Kondisi ini jelas kian menguatkan posisi pengusaha dalam mengembangkan modal dengan biaya produksi dan upah murah. Hak-hak kaum buruh kian rentan. Pertama, sebab pemilik modal dengan mudah mengontrol dan mendepak tenaga kerja melalui skema kerja kontrak (outsourcing). Sistem ini tidak ada pilihan lain bagi kaum buruh untuk terus menghamba pada pemilik modal. Mereka harus pasrah dengan pemberian upah murah. Kedua, kebebasan berpikir dan berpendapat via unjuk rasa lambat laun mati, sebab buruh dihadapkan pada posisi dilematis. Jika melakukan demo hanya untuk menuntut kenaikan upah, pengusaha tidak akan segan-segan memutus kontrak. Biasnya dapur tidak mengepul lagi. Sebaliknya, jika buruh diam, penguasa kian ’liar’ mengambil kebijakan yang menyengsarakan para buruh.

Untuk kepentingan pembangunan dan pertumbuhan ekonomi, buruh yang tidak berdaya menjadi korban yang paling mudah ditindas, untuk mencapai efisiensi atau daya saing perusahaan. Upah buruh murah juga jadi jualan menarik investasi asing ke sektor manufaktur di Indonesia. Hal serupa terjadi pada buruh tani yang menjadi korban kebijakan pemerintah yang menempatkan sektor pertanian tak lebih sebagai pengganjal (suplemen) sektor industri dan modern di perkotaan. Tampaknya cara itu cukup berhasil. Data yang dihimpun Sri Hartati Samhadi (Kompas, 2005) menunjukkan, angka kasus mogok jauh menurun dalam beberapa tahun terakhir, dari 174 kasus (2001) menjadi 220 kasus (2002), 161 kasus (2003) dan 112 kasus (2004). Pun angka kehilangan jam kerja menurun dari 1.165,032 jam sepanjang tahun 2001 menjadi 769.142 jam (2002), 648.253 jam (2003) dan 497.780 jam (2004). Tetapi dibanding negara lain, masih tetap tinggi.

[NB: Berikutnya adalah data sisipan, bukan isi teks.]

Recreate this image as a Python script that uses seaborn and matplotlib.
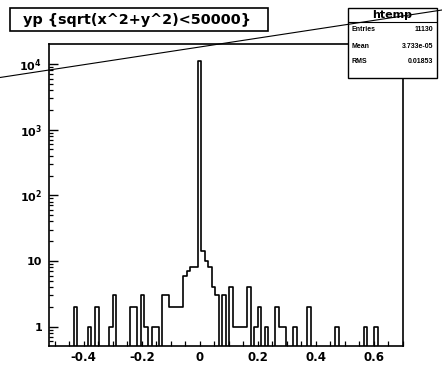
import numpy as np
import pandas as pd
import matplotlib
matplotlib.use("Agg")
import matplotlib.pyplot as plt
import seaborn as sns
from matplotlib.ticker import MultipleLocator, LogLocator, FuncFormatter, NullFormatter
from matplotlib.lines import Line2D
from matplotlib.patches import Rectangle

# yp binning: 100 bins over [-0.52, 0.70]
x_lo, x_hi, n_bins = -0.52, 0.70, 100

# filled bins (index, entries); every other bin is empty
bin_index = [7, 11, 13, 17, 18, 23, 24, 26, 27, 29, 30, 32, 33, 34, 35, 36, 37,
             38, 39, 40, 41, 42, 43, 44, 45, 46, 47, 49, 51, 52, 53, 54, 55, 56,
             58, 59, 61, 64, 65, 66, 69, 73, 81, 89, 92]
bin_count = [2, 1, 2, 1, 3, 2, 2, 3, 1, 1, 1, 3, 3, 2, 2, 2, 2,
             6, 7, 8, 8, 11000, 14, 10, 8, 4, 3, 3, 4, 1, 1, 1, 1, 4,
             1, 2, 1, 2, 1, 1, 1, 2, 1, 1, 1]

title_text = "yp {sqrt(x^2+y^2)<50000}"
stat_name = "htemp"
stat_labels = ["Entries", "Mean", "RMS"]
stat_values = ["11130", "3.733e-05", "0.01853"]

sns.set_style("ticks")
plt.rcParams["font.family"] = ["DejaVu Sans"]
plt.rcParams["font.weight"] = "bold"
plt.rcParams["mathtext.fontset"] = "dejavusans"
for key in ["text.color", "xtick.color", "ytick.color", "axes.labelcolor",
            "axes.edgecolor"]:
    plt.rcParams[key] = "black"

edges = np.linspace(x_lo, x_hi, n_bins + 1)
centers = 0.5 * (edges[:-1] + edges[1:])
df = pd.DataFrame({"yp": centers[bin_index], "n": bin_count})

W, H = 442, 368
fig = plt.figure(figsize=(W / 100, H / 100), dpi=100)
fig.patch.set_facecolor("white")


def fx(x):
    return x / W


def fy(y):
    return 1 - y / H


ax = fig.add_axes([fx(49), fy(346), fx(402.7) - fx(49), fy(44.3) - fy(346)])
ax.set_facecolor("white")

sns.histplot(data=df, x="yp", weights="n", bins=n_bins, binrange=(x_lo, x_hi),
             element="step", fill=False, color="black", linewidth=1.2, ax=ax)
ax.set_yscale("log")
ax.set_xlim(x_lo, x_hi)
ax.set_ylim(0.508, 1.99e4)
ax.set_xlabel("")
ax.set_ylabel("")

ax.xaxis.set_major_locator(MultipleLocator(0.2))
ax.xaxis.set_minor_locator(MultipleLocator(0.05))
ax.xaxis.set_major_formatter(FuncFormatter(
    lambda v, p: "0" if abs(v) < 1e-9 else f"{v:.1f}"))


def ylab(v, p):
    e = int(round(np.log10(v)))
    if e == 0:
        return "1"
    if e == 1:
        return "10"
    return r"$\mathbf{10^{%d}}$" % e


ax.yaxis.set_major_locator(LogLocator(base=10, numticks=10))
ax.yaxis.set_minor_locator(LogLocator(base=10, subs=np.arange(2, 10), numticks=20))
ax.yaxis.set_major_formatter(FuncFormatter(ylab))
ax.yaxis.set_minor_formatter(NullFormatter())

ax.tick_params(axis="x", which="both", direction="in", top=False, colors="black",
               labelsize=8.5, pad=3.5, length=3.6, width=0.9)
ax.tick_params(axis="y", which="major", direction="in", right=False, colors="black",
               length=6.5, width=1.0, labelsize=8, pad=5)
ax.tick_params(axis="y", which="minor", direction="in", right=False, colors="black",
               length=3.2, width=0.9)
for s in ax.spines.values():
    s.set_linewidth(1.2)
    s.set_color("black")

# title pave
fig.add_artist(Rectangle((fx(9.5), fy(30.5)), fx(268.3) - fx(9.5), fy(8.3) - fy(30.5),
                         transform=fig.transFigure, facecolor="white",
                         edgecolor="black", linewidth=1.2))
fig.text(fx(137), fy(20), title_text, ha="center", va="center", color="black",
         fontsize=10.4, fontweight="bold", family="DejaVu Sans")

# statistics box
fig.add_artist(Rectangle((fx(348.3), fy(78.3)), fx(436.7) - fx(348.3), fy(8.3) - fy(78.3),
                         transform=fig.transFigure, facecolor="white",
                         edgecolor="black", linewidth=1.0))
fig.add_artist(Line2D([fx(348.3), fx(436.7)], [fy(21.7), fy(21.7)],
                      transform=fig.transFigure, color="black", linewidth=0.8))
fig.text(fx(392.5), fy(14.5), stat_name, ha="center", va="center", color="black",
         fontsize=8, fontweight="bold", family="DejaVu Sans")
for lab, val, yy in zip(stat_labels, stat_values, [29.3, 46, 61.7]):
    fig.text(fx(352), fy(yy), lab, ha="left", va="center", fontsize=5,
             color="black", fontweight="bold", family="Liberation Sans")
    fig.text(fx(433), fy(yy), val, ha="right", va="center", fontsize=5,
             color="black", fontweight="bold", family="Liberation Sans")

# diagonal line across the canvas
fig.add_artist(Line2D([fx(0), fx(442)], [fy(77.5), fy(10)], transform=fig.transFigure,
                      color="black", linewidth=0.8, zorder=10))

fig.savefig("out.png", dpi=100, facecolor="white")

Siapa lagi yang diuntungkan dengan nasib buruh kian tertekan? Siapa lagi kalau bukan kaum politisi. Sebab jumlah buruh cukup banyak dan sangat berpotensi mendulang suara dalam pemilihan umum. Dari sekitar 95 juta tenaga kerja yang bekerja tahun 2005, 70,22 juta orang terkategori pekerja kerah biru, 24,73 juta orang pekerja kerah putih (andalkan kemampuan intelektual untuk mencari nafkah). Tidak perlu heran jika isu buruh sering dijadikan kendaraan politik baik jelang pemilu maupun pilkada. Di hadapan para politisi dan partai politik yang pragmatis, buruh lebih banyak diomongkan ketimbang diperjuangkan.

Menggantungkan harapan pada solusi pemerintah bisa dibilang keputusan sia-sia, tapi butuh kemandirian secara politis, bahwa kaum buruh perlu membangun jaringan di seluruh pabrik. Pasalnya, perlawanan buruh secara sektarian terbukti tidak cukup berhasil menaikkan derajat hidup. Semakin besar jaringan buruh yang dibangun, semakin kuat daya tawarnya terhadap penguasa dan pengusaha. Nasib buruh yang tragis bisa dijadikan isu bersama untuk menyatukan perjuangan buruh, dan bahkan, bergandengan tangan dengan partai politik progresif yang serius perjuangkan nasib buruh. Hanya, yang harus disadari, kesejahteran tidak akan turun dari langit, apalagi diberikan secara gratis!!!.

*) Peneliti pada IRSOD (Institute of Reaseach Social Politic and Democracy) Jakarta, tinggal di Madura.